Release the lazy thread pool, if one was created.

Safe to call multiple times. Useful when an index is being torn down explicitly (e.g., long-lived workers cycling indices) — Python's GC will also reclaim the executor when the index goes out of scope, but explicit cleanup avoids worker threads lingering past their last useful query.

fit

fit(training_vectors: NDArray[float32], kmeans_iters: int = 15) -> None

Train coarse centroids and residual codebooks.

add_batch

add_batch(ids: list[Any], vectors: NDArray[float32]) -> None

Append a batch. Re-sorts the whole corpus by cluster id to preserve the contiguous layout — O(N) per call, so bulk-ingest before search is the intended pattern.

Encoding is chunked so peak transient memory stays bounded regardless of batch size. _id_to_row is rebuilt once at the end via numpy bulk operations rather than a Python dict comprehension, which avoids a O(N) interpreter pass at the end of large batches.

delete

delete(id: Any) -> bool

Remove a vector by id. O(n) — rebuilds the contiguous layout.

search

search(query: NDArray[float32], k: int = 10, nprobe: int | None = None, rerank_candidates: int | None = None, filter_ids: set[Any] | None = None) -> list[tuple[Any, float]]

Approximate top-k via IVF probing + residual PQ ADC.

Parameters:

Name Type Description Default
query NDArray[float32]
required
k int
10
nprobe int | None

Number of coarse clusters to visit.

``max(1, nlist // 16)``
rerank_candidates int | None

When set, the IVF-PQ pass returns the top-rerank_candidates instead of top-k, then those are re-scored against the stored full-precision vectors (kept as float16 since v0.7 to halve disk + RAM footprint; the rerank matmul itself still runs in float32 because q_pre is float32 and NumPy type-promotion widens the result), and the top-k of the reranked set is returned. Lifts recall toward the float32 brute-force ceiling at the cost of one (rerank_candidates, dim_eff) @ (dim_eff,) matmul per query — typically <1 ms even at large nprobe.

Requires keep_full_precision=True at index construction. Must be >= k.

None
filter_ids set | None

When provided, restrict results to ids in the set. The implementation is cluster- and pool-aware: the probe ranking is restricted to clusters that contain at least one filter row (so sparse filters skip clusters entirely), and the row-level mask is applied before the top-k / rerank-pool selection (so the rerank candidate pool is drawn from the filtered subset, not from the unfiltered probe output).

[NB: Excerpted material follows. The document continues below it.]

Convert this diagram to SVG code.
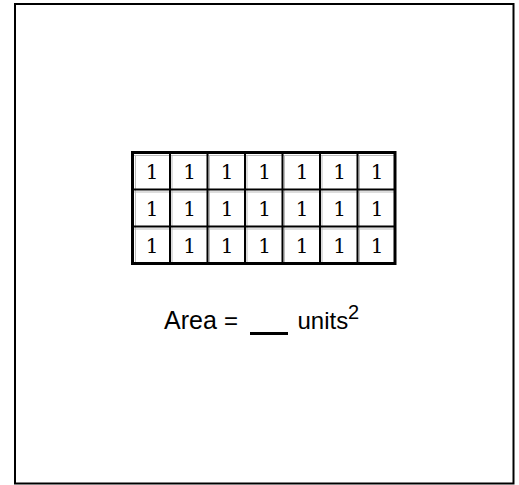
<svg xmlns="http://www.w3.org/2000/svg" width="519" height="485" viewBox="0 0 519 485">
<style>
.cell{font-family:"DejaVu Serif","Liberation Serif",serif;font-size:20px;text-anchor:middle;fill:#000}
.lbl{font-family:"Liberation Sans",Arial,sans-serif;font-size:24px;fill:#000}
.grid{stroke:#000;stroke-width:2;fill:none}
.shade{stroke:#bbb;stroke-width:1;fill:none}
</style>
<rect width="519" height="485" fill="#fff"/>
<rect id="frame" x="15" y="4" width="498.5" height="479.5" fill="none" stroke="#000" stroke-width="2"/>
<g id="grid">
<rect x="132.5" y="152.5" width="262.5" height="111" fill="#fff" stroke="none"/>
<path class="shade" d="M135.5 155V263M172 155V263M209.5 155V263M247 155V263M284.5 155V263M322 155V263M359.5 155V263M134 155.5H394M134 192H394M134 229H394"/>
<path class="grid" d="M170 152.5V263.5M207.5 152.5V263.5M245 152.5V263.5M282.5 152.5V263.5M320 152.5V263.5M357.5 152.5V263.5M132.5 189.5H395M132.5 226.5H395"/>
<rect x="132.5" y="152.5" width="262.5" height="111" fill="none" stroke="#000" stroke-width="3"/>
<g class="cell">
<text x="152" y="178.5">1</text><text x="189.5" y="178.5">1</text><text x="227" y="178.5">1</text><text x="264.5" y="178.5">1</text><text x="302" y="178.5">1</text><text x="339.5" y="178.5">1</text><text x="377" y="178.5">1</text>
<text x="152" y="215.5">1</text><text x="189.5" y="215.5">1</text><text x="227" y="215.5">1</text><text x="264.5" y="215.5">1</text><text x="302" y="215.5">1</text><text x="339.5" y="215.5">1</text><text x="377" y="215.5">1</text>
<text x="152" y="252.5">1</text><text x="189.5" y="252.5">1</text><text x="227" y="252.5">1</text><text x="264.5" y="252.5">1</text><text x="302" y="252.5">1</text><text x="339.5" y="252.5">1</text><text x="377" y="252.5">1</text>
</g>
</g>
<g id="label">
<text class="lbl" x="164" y="328.5" style="font-size:25px">Area</text>
<text class="lbl" x="224" y="328.5">=</text>
<line x1="250" y1="333.5" x2="288" y2="333.5" stroke="#000" stroke-width="3"/>
<text class="lbl" x="297.5" y="328.5">units</text>
<text class="lbl" x="348" y="319" style="font-size:20px">2</text>
</g>
</svg>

Unknown ids in filter_ids are silently dropped. An entirely-unknown filter returns []. A very sparse filter may need a larger nprobe to surface k hits.

None

search_batch

search_batch(queries: NDArray[float32], k: int = 10, nprobe: int | None = None, num_threads: int = 1, filter_ids: set[Any] | None = None) -> list[list[tuple[Any, float]]]

Approximate top-k for a batch of queries.

Throughput-oriented sibling of search(). Two things move:

  • Coarse probe + LUT build run as one BLAS call each across the whole batch instead of B per-query matmuls. At B = 128, M = 192, K = 256 this alone is ~5× faster than looping search().
  • Per-query gather + scoring can optionally fan out over num_threads worker threads. Unlike single-query threading (which competes with NumPy's internal BLAS pool), batch-level threading hands each thread a whole query's worth of work, so Python overhead is amortised over the query and the speedup actually shows up.

Parameters:

Name Type Description Default
queries NDArray[float32]

Shape (B, dim). Need not be normalized.

required
k as in ``search()``.
10
nprobe as in ``search()``.
10
num_threads int

Worker threads for per-query scoring. 1 is sequential (still benefits from the batched coarse + LUT). > 1 engages a lazily-created ThreadPoolExecutor. Validate against your laptop core count before going above 4.

1
filter_ids set | None

Optional id whitelist shared by every query in the batch (typical use: tenant / partition scoping). Same cluster- and pool-aware semantics as search(). The filter is resolved once per batch, not per query.

None

Returns:

Type Description
list of length B; each entry is the per-query top-k list of
``(id, score)`` pairs (same shape as ``search()``). Queries
with zero norm return ``[]`` for that slot.